Item 13. | Exhibits. |
File the exhibits listed below as part of this Form. Letter or number the exhibits in the sequence indicated.
(a)(1) Any code of ethics, or amendment thereto, that is the subject of the disclosure required by Item 2, to the extent that the registrant intends to satisfy the Item 2 requirements through filing of an exhibit: Attached hereto
(a)(2) A separate certification for each principal executive officer and principal financial officer of the registrant as required by Rule 30a-2(a) under the Act (17 CFR 270.30a-2(a)): Attached hereto
(a)(3) Any written solicitation to purchase securities under Rule 23c-1 under the Act (17 CFR 270.23c-1) sent or given during the period covered by the report by or on behalf of the registrant to 10 or more persons: Not applicable
(a)(4) Change in the registrant’s independent public accountants: Not applicable.

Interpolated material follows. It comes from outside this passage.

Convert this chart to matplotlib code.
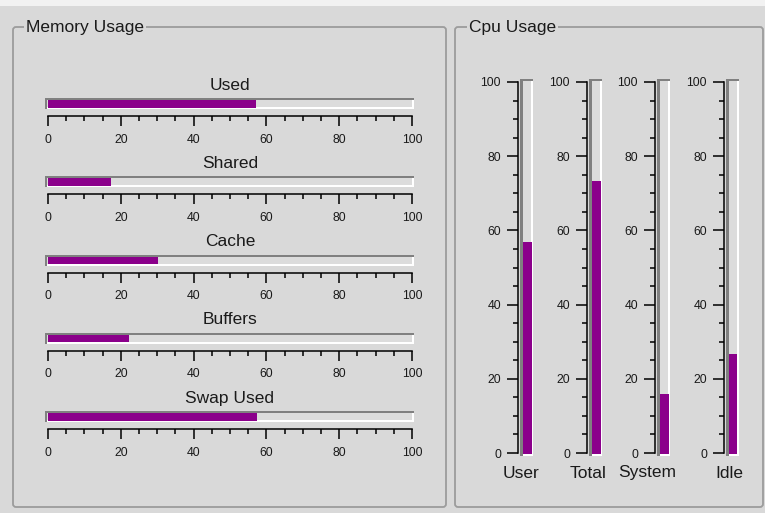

(b) Certifications required by Rule 30a-2(b) under the Act (17 CFR 270.30a-2(b)): Attached hereto
Exhibit 99.CODE ETH | Code of Ethics |
Exhibit 99.CERT | Certifications required by Rule 30a-2(a) under the Act |
Exhibit 99.906CERT | Certifications required by Rule 30a-2(b) under the Act |
SIGNATURES
Pursuant to the requirements of the Securities Exchange Act of 1934 and the Investment Company Act of 1940, the registrant has duly caused this report to be signed on its behalf by the undersigned, thereunto duly authorized.
(Registrant) | Ultimus Managers Trust | ||
By (Signature and Title)* | /s/ Matthew J. Beck | ||
Matthew J. Beck, Secretary | |||
Date | November 3, 2020 |
Pursuant to the requirements of the Securities Exchange Act of 1934 and the Investment Company Act of 1940, this report has been signed below by the following persons on behalf of the registrant and in the capacities and on the dates indicated.
By (Signature and Title)* | /s/ David R. Carson | ||
David R. Carson, Principal Executive Officer | |||
Date | November 3, 2020 | ||
By (Signature and Title)* | /s/ Jennifer L. Leamer | ||
Jennifer L. Leamer, Treasurer and Principal Financial Officer | |||
Date | November 3, 2020 |
* Print the name and title of each signing officer under his or her signature.